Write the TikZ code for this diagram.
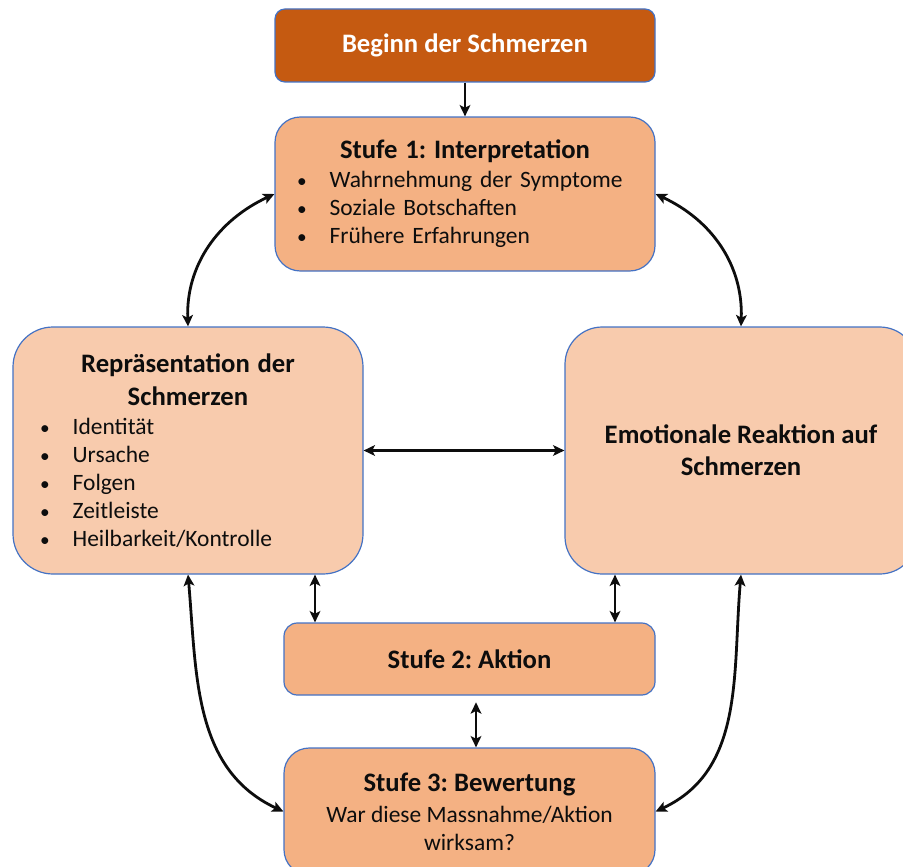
\documentclass[tikz,border=0pt]{standalone}
\usepackage{fontspec}
\setmainfont{Carlito}
\usetikzlibrary{arrows.meta}
\definecolor{rim}{HTML}{4472C4}
\definecolor{onset}{HTML}{C55A11}
\definecolor{stage}{HTML}{F4B183}
\definecolor{appraise}{HTML}{F8CBAD}
\definecolor{ink}{HTML}{0D0D0D}
\frenchspacing
\newcommand{\blt}{\makebox[26pt][l]{\kern1.5pt{\fontsize{14.5}{12}\selectfont\textbullet}}}
\newcommand{\hdfont}{\fontsize{20}{24}\selectfont\bfseries}
\newcommand{\hdline}[1]{\makebox[\hsize]{\hdfont #1}}

\begin{document}
\begin{tikzpicture}[x=0.75pt, y=-0.75pt,
  box/.style={draw=rim, line width=0.9pt, text=ink, font=\fontsize{17.6}{21}\selectfont},
  wire/.style={line width=2.1pt, ink, >={Stealth[length=8.5pt,width=8pt,inset=2pt]}},
  biwire/.style={wire, <->}]
\useasboundingbox (0,0) rectangle (903,867);
% boxes
\node[box, fill=onset, text=white, font=\hdfont,
  rounded corners=7.5pt, minimum width=285pt, minimum height=54.75pt] (onset) at (465,45.5) {Beginn der Schmerzen};
\node[box, fill=stage, rounded corners=19pt, minimum width=285pt, minimum height=115.5pt,
  inner xsep=15pt, text width=255pt, align=left] (stufe1) at (465,194)
  {\hdline{Stufe 1: Interpretation}\\[0.75pt] \blt Wahrnehmung der Symptome\\ \blt Soziale Botschaften\\ \blt Frühere Erfahrungen};
\node[box, fill=appraise, rounded corners=30pt, minimum width=262.5pt, minimum height=185.25pt,
  inner xsep=18.75pt, text width=225pt, align=left] (rep) at (188,450.5)
  {\hdline{Repräsentation der}\\[3.75pt] \hdline{Schmerzen}\\[0.75pt] \blt Identität\\ \blt Ursache\\ \blt Folgen\\ \blt Zeitleiste\\ \blt Heilbarkeit/Kontrolle};
\node[box, fill=appraise, rounded corners=28pt, minimum width=264pt, minimum height=185.25pt,
  align=center, font=\hdfont] (emo) at (741,450.5)
  {Emotionale Reaktion auf\\ Schmerzen};
\node[box, fill=stage, rounded corners=10pt, minimum width=278.25pt, minimum height=54pt,
  font=\hdfont] (stufe2) at (469.5,659) {Stufe 2: Aktion};
\node[box, fill=stage, rounded corners=19pt, minimum width=278.25pt, minimum height=95.25pt,
  align=center] (stufe3) at (469.5,811.5)
  {{\hdfont Stufe 3: Bewertung}\\[2.25pt] War diese Massnahme/Aktion\\ wirksam?};
% connectors
\draw[wire, ->] (onset) -- (stufe1);
\draw[biwire] (rep.north) to[out=92, in=205] (stufe1.west);
\draw[biwire] (emo.north) to[out=88, in=-25] (stufe1.east);
\draw[biwire] (rep) -- (emo);
\draw[biwire] (rep.south -| 315,0) -- (stufe2.north -| 315,0);
\draw[biwire] (emo.south -| 615,0) -- (stufe2.north -| 615,0);
\draw[biwire, shorten <=5pt] (stufe2.south -| 476,0) -- (stufe3.north -| 476,0);
\draw[biwire] (rep.south) to[out=-85, in=155] (stufe3.west);
\draw[biwire] (emo.south) to[out=-95, in=25] (stufe3.east);
\end{tikzpicture}
\end{document}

| Work to complete |
Leave out the pictures and print every line of the data exactly.

| Expected answer |
Write the TikZ code for this diagram.
\documentclass[tikz,border=0pt]{standalone}
\usepackage{fontspec}
\setmainfont{Carlito}
\usetikzlibrary{arrows.meta}
\definecolor{rim}{HTML}{4472C4}
\definecolor{onset}{HTML}{C55A11}
\definecolor{stage}{HTML}{F4B183}
\definecolor{appraise}{HTML}{F8CBAD}
\definecolor{ink}{HTML}{0D0D0D}
\frenchspacing
\newcommand{\blt}{\makebox[26pt][l]{\kern1.5pt{\fontsize{14.5}{12}\selectfont\textbullet}}}
\newcommand{\hdfont}{\fontsize{20}{24}\selectfont\bfseries}
\newcommand{\hdline}[1]{\makebox[\hsize]{\hdfont #1}}

\begin{document}
\begin{tikzpicture}[x=0.75pt, y=-0.75pt,
  box/.style={draw=rim, line width=0.9pt, text=ink, font=\fontsize{17.6}{21}\selectfont},
  wire/.style={line width=2.1pt, ink, >={Stealth[length=8.5pt,width=8pt,inset=2pt]}},
  biwire/.style={wire, <->}]
\useasboundingbox (0,0) rectangle (903,867);
% boxes
\node[box, fill=onset, text=white, font=\hdfont,
  rounded corners=7.5pt, minimum width=285pt, minimum height=54.75pt] (onset) at (465,45.5) {Beginn der Schmerzen};
\node[box, fill=stage, rounded corners=19pt, minimum width=285pt, minimum height=115.5pt,
  inner xsep=15pt, text width=255pt, align=left] (stufe1) at (465,194)
  {\hdline{Stufe 1: Interpretation}\\[0.75pt] \blt Wahrnehmung der Symptome\\ \blt Soziale Botschaften\\ \blt Frühere Erfahrungen};
\node[box, fill=appraise, rounded corners=30pt, minimum width=262.5pt, minimum height=185.25pt,
  inner xsep=18.75pt, text width=225pt, align=left] (rep) at (188,450.5)
  {\hdline{Repräsentation der}\\[3.75pt] \hdline{Schmerzen}\\[0.75pt] \blt Identität\\ \blt Ursache\\ \blt Folgen\\ \blt Zeitleiste\\ \blt Heilbarkeit/Kontrolle};
\node[box, fill=appraise, rounded corners=28pt, minimum width=264pt, minimum height=185.25pt,
  align=center, font=\hdfont] (emo) at (741,450.5)
  {Emotionale Reaktion auf\\ Schmerzen};
\node[box, fill=stage, rounded corners=10pt, minimum width=278.25pt, minimum height=54pt,
  font=\hdfont] (stufe2) at (469.5,659) {Stufe 2: Aktion};
\node[box, fill=stage, rounded corners=19pt, minimum width=278.25pt, minimum height=95.25pt,
  align=center] (stufe3) at (469.5,811.5)
  {{\hdfont Stufe 3: Bewertung}\\[2.25pt] War diese Massnahme/Aktion\\ wirksam?};
% connectors
\draw[wire, ->] (onset) -- (stufe1);
\draw[biwire] (rep.north) to[out=92, in=205] (stufe1.west);
\draw[biwire] (emo.north) to[out=88, in=-25] (stufe1.east);
\draw[biwire] (rep) -- (emo);
\draw[biwire] (rep.south -| 315,0) -- (stufe2.north -| 315,0);
\draw[biwire] (emo.south -| 615,0) -- (stufe2.north -| 615,0);
\draw[biwire, shorten <=5pt] (stufe2.south -| 476,0) -- (stufe3.north -| 476,0);
\draw[biwire] (rep.south) to[out=-85, in=155] (stufe3.west);
\draw[biwire] (emo.south) to[out=-95, in=25] (stufe3.east);
\end{tikzpicture}
\end{document}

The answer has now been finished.